The fact that Cavanaugh had $992 in his possession a little over three weeks after Burke escaped when he had practically no money a few weeks before had relevancy to show involvement of Cavanaugh in the escape. Indeed the payment of money to Cavanaugh by somebody with whom Burke apparently told Cavanaugh where and how to get in touch, may well have been the motivating cause of Cavanaugh's efforts in assisting Burke to escape. See Commonwealth v. Caruso, 251 Mass. 362 , 367. See also Wigmore, Evidence (3d ed.) Section 26 and Section 32 (at p. 420) and Section 154; McCormick, Evidence, Section 152.
It was said in Commonwealth v. Feci, 235 Mass. 562 , at pages 566-567, "Although motive is no part of the offence charged and the Commonwealth is not obliged in any case to prove a motive for murder, yet evidence tending to show a motive is always competent because, if clearly shown, it may help to confirm the conclusion reached from all the other evidence that the accused has committed the offence charged."

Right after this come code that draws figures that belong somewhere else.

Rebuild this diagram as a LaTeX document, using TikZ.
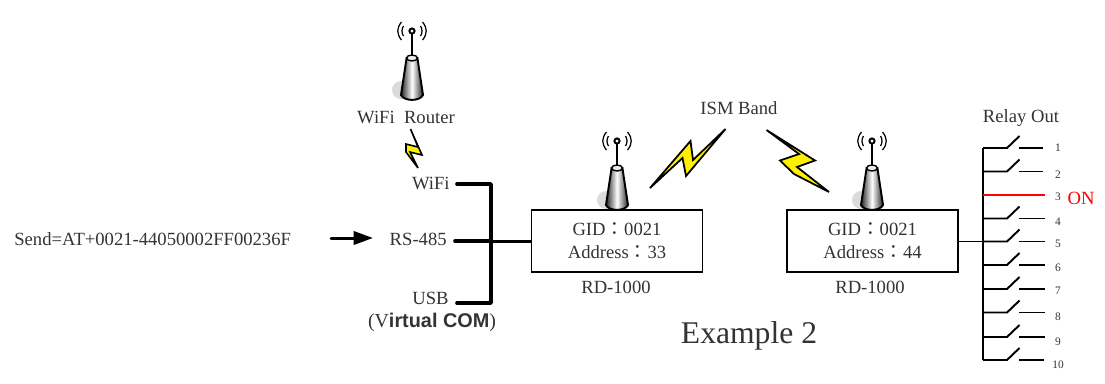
\documentclass[tikz,border=0pt]{standalone}
\usepackage{fontspec}
\setmainfont{Liberation Serif}
\setsansfont{Liberation Sans}
\newfontfamily\cjk{Noto Sans CJK TC}
\usepackage{xcolor}
\usetikzlibrary{arrows.meta}
\definecolor{labelgray}{gray}{0.2}
\definecolor{boltyellow}{RGB}{255,240,0}
\newcommand{\colonfw}{{\cjk：}}
\tikzset{
  label text/.style={font=\fontsize{10.6}{12}\selectfont,text=labelgray,inner sep=0pt},
  relay num/.style={font=\fontsize{6.5}{8}\selectfont,text=labelgray,inner sep=0pt},
  device box/.style={draw=black,line width=1.1pt,minimum width=3.42cm,minimum height=1.24cm,
    align=center,font=\fontsize{10.6}{13}\selectfont,text=labelgray,inner sep=0pt},
  bus/.style={line width=2.1pt,line cap=round,line join=round},
  relay wire/.style={line width=1.1pt},
  bolt/.style={fill=boltyellow,draw=black,line width=1pt,line join=miter,miter limit=6},
  antenna/.pic={
    \fill[black!14] (-11,59) circle (9);
    \draw[line width=0.7pt] (-8.5,-5) .. controls (-10.5,-2) and (-10.5,2) .. (-8.5,5);
    \draw[line width=0.7pt] (8.5,-5) .. controls (10.5,-2) and (10.5,2) .. (8.5,5);
    \draw[line width=0.7pt] (-10.5,-9) .. controls (-15.5,-3) and (-15.5,3) .. (-10.5,9);
    \draw[line width=0.7pt] (10.5,-9) .. controls (15.5,-3) and (15.5,3) .. (10.5,9);
    \draw[line width=1.2pt] (0,3) -- (0,25);
    \draw[line width=1.1pt,fill=white] (0,0) circle (2.6);
    \draw[line width=1.1pt,left color=black!85,right color=black!85,middle color=white]
      (-5.4,27) -- (-11,64) .. controls (-8,70.5) and (8,70.5) .. (11,64) -- (5.4,27) -- cycle;
    \draw[line width=0.8pt,fill=black!8] (0,27) ellipse (5.4 and 3);
  }
}
\begin{document}
\begin{tikzpicture}[x=0.02cm,y=-0.02cm]
  \useasboundingbox (0,0) rectangle (1105,383);
  % antennas
  \pic at (412,31) {antenna};
  \pic at (617,141) {antenna};
  \pic at (872,141) {antenna};
  % boxes
  \node[device box] (box1) at (617,241) {GID\colonfw 0021\\Address\colonfw 33};
  \node[device box] (box2) at (872.5,241) {GID\colonfw 0021\\Address\colonfw 44};
  \node[label text] (model1) at (616,287) {RD-1000};
  \node[label text] (model2) at (870,287) {RD-1000};
  % left side labels
  \node[label text,anchor=west] (send) at (14,239) {Send=AT+0021-44050002FF00236F};
  \node[label text] (router) at (406,117) {WiFi\ \ Router};
  \node[label text,anchor=east] (wifi) at (450,183) {WiFi};
  \node[label text,anchor=east] (rs) at (447,239) {RS-485};
  \node[label text,anchor=east] (usb) at (449,298) {USB};
  \node[label text,font=\fontsize{11.3}{14}\selectfont] (vcom) at (432,322) {(V{\sffamily\bfseries irtual COM})};
  \node[label text] (ism) at (739,108) {ISM Band};
  \node[label text] (relayout) at (1021,118) {Relay Out};
  \node[font=\fontsize{18}{20}\selectfont,text=labelgray,inner sep=0pt] (example) at (749,336) {Example 2};
  % bolts
  \draw[bolt,line width=0.9pt] (410.5,129) -- (422,155) -- (410,152) -- (418,168) -- (406,152) -- (406,144) -- (418,147) -- cycle;
  \draw[bolt] (650,188) -- (690.5,141) -- (693,160) -- (725.5,129) -- (686,176) -- (682.5,158) -- cycle;
  \draw[bolt] (766.5,130) -- (815,160.5) -- (797,167) -- (829,192) -- (794,174) -- (780,160.5) -- (799,154) -- cycle;
  % interfaces
  \coordinate (wifi end) at (457,184);
  \coordinate (rs end) at (455,241);
  \coordinate (usb end) at (457,303);
  \coordinate (bus top) at (491,184);
  \coordinate (bus bot) at (491,303);
  \coordinate (bus mid) at (491,241);
  \draw[bus] (wifi end) -- (bus top) -- (bus bot) -- (usb end);
  \draw[bus] (rs end) -- (bus mid);
  \draw[line width=1.7pt] (bus mid) -- (box1.west);
  \coordinate (arrow start) at (331,238);
  \coordinate (arrow end) at (373,238);
  \draw[line width=1.7pt,line cap=round,-{Triangle[length=11pt,width=7.5pt]}] (arrow start) -- (arrow end);
  % relays
  \coordinate (relay top) at (983,148);
  \coordinate (relay bot) at (983,360);
  \coordinate (relay in) at (983,241.5);
  \draw[relay wire,line width=1.3pt] (relay top) -- (relay bot);
  \draw[relay wire] (box2.east |- relay in) -- (relay in);
  \foreach \n/\y/\ty/\xe in {1/148/148/1043,2/171.5/174.5/1043,4/218.5/222/1045,5/241.5/244/1045,6/265/268/1045,7/289/291/1045,8/312.5/317/1045,9/337/342/1045,10/360/365/1044}{
    \coordinate (a\n) at (983,\y);
    \coordinate (b\n) at (1007,\y);
    \coordinate (c\n) at (1019.5,\y-12);
    \coordinate (d\n) at (1019,\y);
    \coordinate (e\n) at (\xe,\y);
    \draw[relay wire] (a\n) -- (b\n) -- (c\n);
    \draw[relay wire] (d\n) -- (e\n);
    \node[relay num] (num\n) at (1058,\ty) {\n};
  }
  \coordinate (a3) at (983,195);
  \coordinate (d3) at (1019,195);
  \coordinate (e3) at (1045,195);
  \draw[red,line width=0.7pt] (a3) -- (d3);
  \draw[red,line width=1.1pt] (d3) -- (e3);
  \node[relay num] (num3) at (1058,197) {3};
  \node[font=\fontsize{10.6}{12}\selectfont,text=red,inner sep=0pt] (on) at (1081,198) {ON};
\end{tikzpicture}
\end{document}
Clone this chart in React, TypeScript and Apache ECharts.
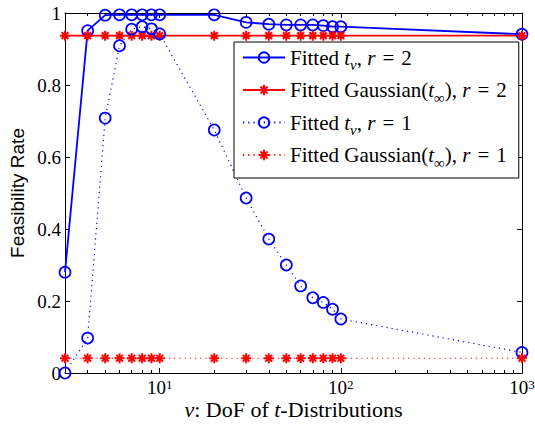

The defendant Cavanaugh's seventh assignment of error relates especially to evidence that Cavanaugh and one Dieferio, who was a codefendant in the conspiracy indictment, were together when both were arrested on charges other than those in the instant case. This evidence had relevancy only on the conspiracy indictment and as we have said we do not consider it for reasons hereinbefore given.
[Note 1] The companion cases are Commonwealth vs. Allen George Locke and Commonwealth vs. William E. Cavanaugh.